The default degree is controlled by *central-sample-moments-default-degree*, which is initially 4.

object may be nil (produces an empty accumulator ready to receive observations via add), an existing central-sample-moments (returned unchanged, subject to the degree constraint), or any sequence (all elements are incorporated immediately).

;; Build from a sequence
(let ((acc (central-sample-moments #(2 4 4 4 5 5 7 9))))
  (mean acc)      ; => 5
  (variance acc)) ; => 4

;; Build empty and accumulate one observation at a time
(let ((acc (central-sample-moments nil :degree 2)))
  (add acc 3.0)
  (add acc 5.0)
  (mean acc)) ; => 4.0

;; Weighted sequence
(central-sample-moments #(1 2 3) :weights #(1 2 1))

central-sample-moments-degree

central-sample-moments-degree returns the degree (1–4) of an existing accumulator, reflecting the highest moment being tracked.

Lambda list: (central-sample-moments)

(central-sample-moments-degree
  (central-sample-moments nil :degree 3)) ; => 3

mean

mean returns the mean of the accumulated elements. Requires degree ≥ 1.

Lambda list: (accumulator)

Signals empty-accumulator if no elements have been added.

(mean
  (central-sample-moments #(1 2 3 4 5))) ; => 3

variance

variance returns the sample variance of the accumulated elements, normalised by (total-weight − 1). Requires degree ≥ 2 and at least two observations.

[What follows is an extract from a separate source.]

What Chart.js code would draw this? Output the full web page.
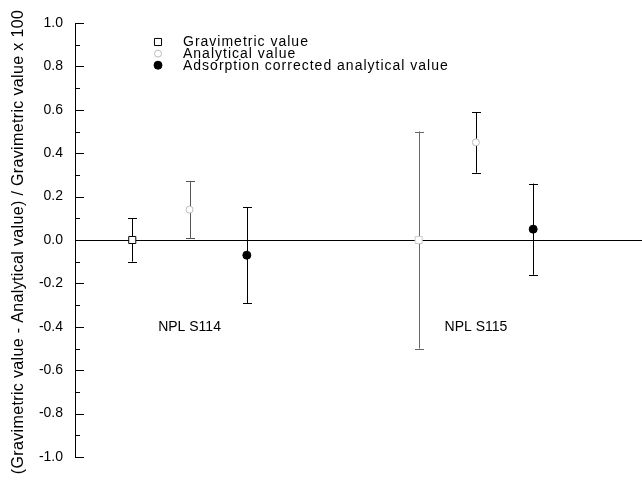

Lambda list: (accumulator)

Signals not-enough-elements-in-accumulator with n = 1 and information-not-collected-in-accumulator if the accumulator was built with degree 1.

(variance
  (central-sample-moments #(2 4 4 4 5 5 7 9))) ; => 4

standard-deviation

standard-deviation returns (sqrt (variance accumulator)). Requires degree ≥ 2 and at least two observations.

Lambda list: (accumulator)

(standard-deviation
  (central-sample-moments #(2 4 4 4 5 5 7 9))) ; => 2

central-m2

central-m2 returns the second central moment, normalised by total weight (the population, not bias-corrected, estimate). Requires degree ≥ 2.